### [RECORDS FOR THE TASK]
* * *

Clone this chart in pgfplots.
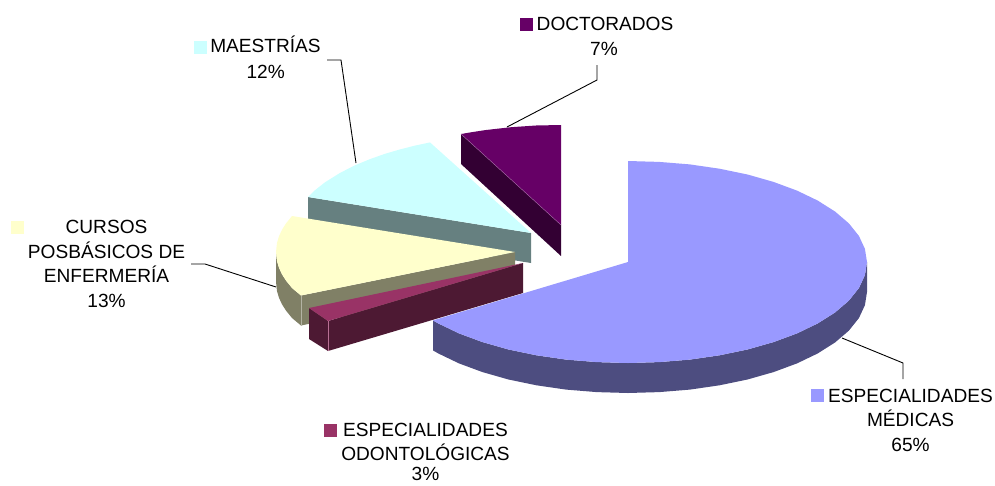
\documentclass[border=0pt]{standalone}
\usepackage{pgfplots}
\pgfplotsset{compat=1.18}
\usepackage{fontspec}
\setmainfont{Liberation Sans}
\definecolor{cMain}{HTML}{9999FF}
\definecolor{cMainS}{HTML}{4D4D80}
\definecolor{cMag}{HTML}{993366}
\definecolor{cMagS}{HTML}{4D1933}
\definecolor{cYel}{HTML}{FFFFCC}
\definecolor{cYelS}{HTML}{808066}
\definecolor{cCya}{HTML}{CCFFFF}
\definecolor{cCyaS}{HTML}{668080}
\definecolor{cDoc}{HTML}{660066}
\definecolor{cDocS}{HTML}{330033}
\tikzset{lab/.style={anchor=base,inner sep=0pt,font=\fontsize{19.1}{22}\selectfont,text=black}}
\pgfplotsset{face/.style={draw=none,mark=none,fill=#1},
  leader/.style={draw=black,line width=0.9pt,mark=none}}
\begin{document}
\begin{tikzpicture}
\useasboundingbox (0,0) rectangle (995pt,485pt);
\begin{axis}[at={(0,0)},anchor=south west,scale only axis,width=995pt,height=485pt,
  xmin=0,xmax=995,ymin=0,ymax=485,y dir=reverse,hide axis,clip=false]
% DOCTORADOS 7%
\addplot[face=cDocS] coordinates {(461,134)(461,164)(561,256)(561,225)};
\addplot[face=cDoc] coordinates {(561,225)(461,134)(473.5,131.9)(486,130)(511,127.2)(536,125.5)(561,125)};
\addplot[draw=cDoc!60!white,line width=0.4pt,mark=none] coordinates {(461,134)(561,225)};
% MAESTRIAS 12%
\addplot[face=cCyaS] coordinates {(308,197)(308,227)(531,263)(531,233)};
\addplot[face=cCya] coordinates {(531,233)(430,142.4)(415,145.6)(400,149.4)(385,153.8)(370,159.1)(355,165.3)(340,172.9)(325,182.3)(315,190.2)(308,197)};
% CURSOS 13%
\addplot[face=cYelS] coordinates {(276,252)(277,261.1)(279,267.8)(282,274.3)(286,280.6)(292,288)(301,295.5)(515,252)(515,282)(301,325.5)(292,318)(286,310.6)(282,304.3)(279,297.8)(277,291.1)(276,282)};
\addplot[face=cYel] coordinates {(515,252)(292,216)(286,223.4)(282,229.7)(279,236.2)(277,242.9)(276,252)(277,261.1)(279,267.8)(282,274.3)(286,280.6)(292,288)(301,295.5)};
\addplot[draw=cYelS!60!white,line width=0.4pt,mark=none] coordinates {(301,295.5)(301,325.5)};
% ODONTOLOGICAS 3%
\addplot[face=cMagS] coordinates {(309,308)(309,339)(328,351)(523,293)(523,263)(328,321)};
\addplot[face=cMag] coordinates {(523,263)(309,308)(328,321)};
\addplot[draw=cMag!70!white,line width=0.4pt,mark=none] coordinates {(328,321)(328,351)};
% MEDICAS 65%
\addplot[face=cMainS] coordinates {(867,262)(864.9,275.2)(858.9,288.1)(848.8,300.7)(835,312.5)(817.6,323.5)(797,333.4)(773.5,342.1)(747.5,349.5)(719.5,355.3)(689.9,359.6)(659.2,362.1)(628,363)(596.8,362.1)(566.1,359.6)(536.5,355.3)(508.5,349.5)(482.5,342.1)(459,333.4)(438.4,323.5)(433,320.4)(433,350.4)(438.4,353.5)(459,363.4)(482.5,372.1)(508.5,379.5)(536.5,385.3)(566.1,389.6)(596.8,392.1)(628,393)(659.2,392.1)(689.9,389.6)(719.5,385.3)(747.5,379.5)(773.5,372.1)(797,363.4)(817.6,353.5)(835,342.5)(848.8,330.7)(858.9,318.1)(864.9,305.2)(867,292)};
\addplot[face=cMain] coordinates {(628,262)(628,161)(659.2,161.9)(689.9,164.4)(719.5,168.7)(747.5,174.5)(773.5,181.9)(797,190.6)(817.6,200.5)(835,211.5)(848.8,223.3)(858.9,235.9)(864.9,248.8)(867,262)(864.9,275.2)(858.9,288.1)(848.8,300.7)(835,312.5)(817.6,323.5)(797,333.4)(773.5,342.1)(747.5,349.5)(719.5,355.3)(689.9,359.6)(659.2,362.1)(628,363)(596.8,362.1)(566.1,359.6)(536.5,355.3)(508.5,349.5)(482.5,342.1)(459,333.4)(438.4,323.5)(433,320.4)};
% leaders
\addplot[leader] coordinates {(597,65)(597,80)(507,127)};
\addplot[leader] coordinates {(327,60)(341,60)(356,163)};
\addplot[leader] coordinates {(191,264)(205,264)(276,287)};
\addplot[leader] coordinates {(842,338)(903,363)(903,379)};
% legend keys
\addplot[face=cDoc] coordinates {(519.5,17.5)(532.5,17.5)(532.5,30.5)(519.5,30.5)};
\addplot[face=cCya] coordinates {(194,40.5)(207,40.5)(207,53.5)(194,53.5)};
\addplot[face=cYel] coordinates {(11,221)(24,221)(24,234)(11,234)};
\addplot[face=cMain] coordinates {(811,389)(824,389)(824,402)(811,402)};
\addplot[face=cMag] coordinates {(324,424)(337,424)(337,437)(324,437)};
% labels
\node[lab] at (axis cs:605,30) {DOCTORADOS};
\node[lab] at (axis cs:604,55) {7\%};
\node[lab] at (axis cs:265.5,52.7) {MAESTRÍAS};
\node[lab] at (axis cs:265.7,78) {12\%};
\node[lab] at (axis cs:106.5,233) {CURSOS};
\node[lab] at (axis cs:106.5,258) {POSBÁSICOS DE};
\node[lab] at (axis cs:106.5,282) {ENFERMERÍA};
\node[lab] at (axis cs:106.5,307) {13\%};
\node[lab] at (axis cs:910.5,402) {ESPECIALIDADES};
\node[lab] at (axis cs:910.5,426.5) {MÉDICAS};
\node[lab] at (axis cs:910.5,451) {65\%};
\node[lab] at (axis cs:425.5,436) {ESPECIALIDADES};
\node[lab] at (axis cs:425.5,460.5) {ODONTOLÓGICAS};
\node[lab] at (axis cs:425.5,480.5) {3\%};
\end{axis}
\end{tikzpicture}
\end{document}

* * *

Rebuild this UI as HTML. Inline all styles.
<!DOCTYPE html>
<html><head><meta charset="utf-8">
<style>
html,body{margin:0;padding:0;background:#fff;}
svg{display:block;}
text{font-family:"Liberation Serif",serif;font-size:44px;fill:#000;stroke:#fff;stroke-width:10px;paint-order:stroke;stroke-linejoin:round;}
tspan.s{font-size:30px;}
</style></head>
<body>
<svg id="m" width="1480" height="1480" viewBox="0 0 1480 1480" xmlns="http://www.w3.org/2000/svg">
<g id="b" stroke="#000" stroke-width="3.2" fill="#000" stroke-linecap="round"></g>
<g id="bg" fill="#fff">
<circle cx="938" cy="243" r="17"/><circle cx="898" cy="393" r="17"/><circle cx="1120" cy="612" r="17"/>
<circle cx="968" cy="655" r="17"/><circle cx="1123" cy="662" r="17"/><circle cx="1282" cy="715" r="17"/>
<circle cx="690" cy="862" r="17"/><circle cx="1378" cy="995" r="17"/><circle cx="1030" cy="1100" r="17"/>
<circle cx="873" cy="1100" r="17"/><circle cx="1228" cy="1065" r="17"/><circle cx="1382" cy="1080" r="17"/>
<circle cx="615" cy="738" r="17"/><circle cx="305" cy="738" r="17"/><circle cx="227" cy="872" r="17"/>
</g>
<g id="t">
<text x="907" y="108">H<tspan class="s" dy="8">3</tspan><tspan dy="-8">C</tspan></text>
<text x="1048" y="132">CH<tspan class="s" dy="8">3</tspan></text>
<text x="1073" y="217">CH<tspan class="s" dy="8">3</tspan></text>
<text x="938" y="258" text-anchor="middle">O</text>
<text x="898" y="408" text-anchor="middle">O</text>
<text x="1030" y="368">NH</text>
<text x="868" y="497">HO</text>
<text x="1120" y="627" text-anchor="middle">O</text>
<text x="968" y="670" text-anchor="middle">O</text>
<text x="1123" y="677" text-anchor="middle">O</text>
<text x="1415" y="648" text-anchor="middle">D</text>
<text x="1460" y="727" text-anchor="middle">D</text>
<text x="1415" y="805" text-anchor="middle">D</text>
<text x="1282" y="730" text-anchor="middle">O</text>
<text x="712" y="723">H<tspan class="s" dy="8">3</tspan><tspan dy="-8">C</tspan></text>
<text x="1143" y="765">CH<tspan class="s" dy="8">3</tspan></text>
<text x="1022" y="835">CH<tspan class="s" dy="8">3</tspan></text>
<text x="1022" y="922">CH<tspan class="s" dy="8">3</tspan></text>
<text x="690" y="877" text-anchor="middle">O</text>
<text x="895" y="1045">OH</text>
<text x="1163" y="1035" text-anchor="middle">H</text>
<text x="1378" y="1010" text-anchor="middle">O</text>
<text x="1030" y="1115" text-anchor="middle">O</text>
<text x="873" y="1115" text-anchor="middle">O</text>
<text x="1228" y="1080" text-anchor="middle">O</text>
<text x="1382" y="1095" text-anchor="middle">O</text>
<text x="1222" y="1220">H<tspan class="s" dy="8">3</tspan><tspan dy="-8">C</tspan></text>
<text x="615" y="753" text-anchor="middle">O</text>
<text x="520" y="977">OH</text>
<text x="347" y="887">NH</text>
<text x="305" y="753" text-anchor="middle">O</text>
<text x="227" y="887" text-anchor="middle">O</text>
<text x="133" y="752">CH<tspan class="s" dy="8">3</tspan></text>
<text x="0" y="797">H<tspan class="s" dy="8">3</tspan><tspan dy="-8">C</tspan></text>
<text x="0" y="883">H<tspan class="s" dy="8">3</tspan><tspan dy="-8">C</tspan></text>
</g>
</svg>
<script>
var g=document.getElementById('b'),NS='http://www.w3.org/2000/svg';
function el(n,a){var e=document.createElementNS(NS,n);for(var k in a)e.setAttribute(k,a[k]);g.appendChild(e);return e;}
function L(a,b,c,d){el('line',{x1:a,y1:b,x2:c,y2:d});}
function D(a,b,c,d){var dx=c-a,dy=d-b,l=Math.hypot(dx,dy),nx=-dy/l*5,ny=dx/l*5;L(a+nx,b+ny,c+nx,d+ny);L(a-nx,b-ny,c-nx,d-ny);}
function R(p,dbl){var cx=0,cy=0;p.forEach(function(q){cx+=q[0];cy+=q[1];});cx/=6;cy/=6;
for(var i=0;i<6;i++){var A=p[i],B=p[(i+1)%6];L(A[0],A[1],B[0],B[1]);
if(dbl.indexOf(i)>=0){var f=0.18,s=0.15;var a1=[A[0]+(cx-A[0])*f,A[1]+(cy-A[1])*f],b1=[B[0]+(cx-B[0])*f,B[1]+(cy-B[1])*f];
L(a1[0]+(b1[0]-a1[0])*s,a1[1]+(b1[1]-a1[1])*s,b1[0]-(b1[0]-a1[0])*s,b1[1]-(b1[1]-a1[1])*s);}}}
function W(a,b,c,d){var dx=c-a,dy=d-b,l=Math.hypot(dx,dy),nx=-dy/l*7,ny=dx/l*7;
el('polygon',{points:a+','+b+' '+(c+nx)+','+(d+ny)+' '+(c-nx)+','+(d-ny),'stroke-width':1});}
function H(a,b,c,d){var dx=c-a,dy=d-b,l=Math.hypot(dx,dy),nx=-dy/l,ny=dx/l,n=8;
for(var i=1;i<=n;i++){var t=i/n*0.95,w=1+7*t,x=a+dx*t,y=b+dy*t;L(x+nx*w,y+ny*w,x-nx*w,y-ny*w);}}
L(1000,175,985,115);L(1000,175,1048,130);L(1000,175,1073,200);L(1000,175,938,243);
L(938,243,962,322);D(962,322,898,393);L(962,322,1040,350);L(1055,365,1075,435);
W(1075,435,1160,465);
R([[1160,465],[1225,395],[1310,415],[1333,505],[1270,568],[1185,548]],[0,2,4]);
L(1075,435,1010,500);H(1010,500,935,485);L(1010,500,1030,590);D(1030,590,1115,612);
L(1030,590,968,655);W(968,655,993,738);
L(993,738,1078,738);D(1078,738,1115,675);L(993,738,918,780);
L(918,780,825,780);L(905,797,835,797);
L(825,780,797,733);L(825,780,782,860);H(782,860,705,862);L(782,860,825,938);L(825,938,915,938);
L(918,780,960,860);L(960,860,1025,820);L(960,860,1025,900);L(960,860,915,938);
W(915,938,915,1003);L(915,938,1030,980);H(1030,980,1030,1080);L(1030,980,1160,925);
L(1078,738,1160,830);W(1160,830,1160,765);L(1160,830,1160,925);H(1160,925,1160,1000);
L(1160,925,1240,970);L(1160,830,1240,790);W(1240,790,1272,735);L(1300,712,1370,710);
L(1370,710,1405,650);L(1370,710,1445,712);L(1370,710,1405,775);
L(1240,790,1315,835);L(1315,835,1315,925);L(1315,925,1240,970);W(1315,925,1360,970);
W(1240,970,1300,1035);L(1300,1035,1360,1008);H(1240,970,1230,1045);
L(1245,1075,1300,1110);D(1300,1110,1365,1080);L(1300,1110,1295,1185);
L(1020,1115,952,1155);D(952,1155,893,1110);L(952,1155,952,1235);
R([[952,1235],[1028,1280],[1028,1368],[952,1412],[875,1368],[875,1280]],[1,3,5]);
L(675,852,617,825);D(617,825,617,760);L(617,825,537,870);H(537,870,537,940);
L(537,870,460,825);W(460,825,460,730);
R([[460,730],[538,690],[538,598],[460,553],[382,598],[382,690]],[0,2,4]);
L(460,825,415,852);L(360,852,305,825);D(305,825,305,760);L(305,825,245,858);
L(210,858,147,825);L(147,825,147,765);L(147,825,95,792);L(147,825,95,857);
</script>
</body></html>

* * *

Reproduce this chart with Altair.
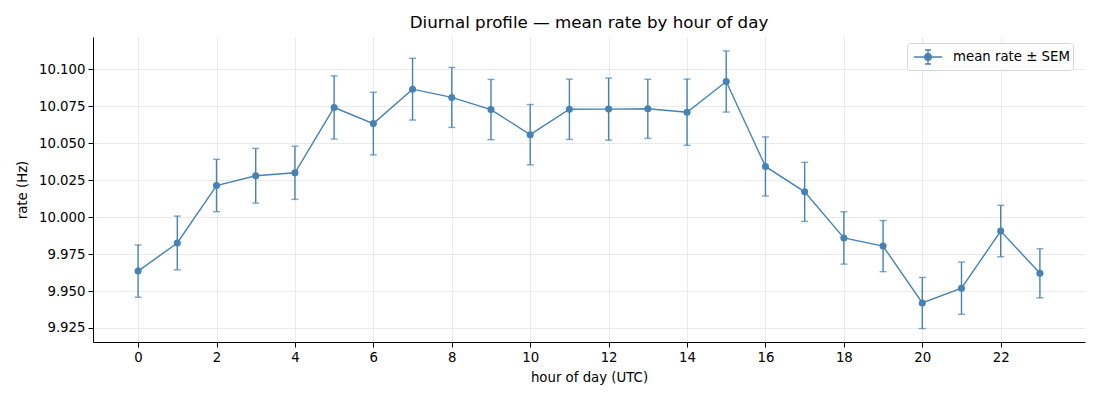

* * *

### [PROMPT]
Copy every line of the listing where the word "chart" appears.

### [THE REPLY]
Clone this chart in pgfplots.
Reproduce this chart with Altair.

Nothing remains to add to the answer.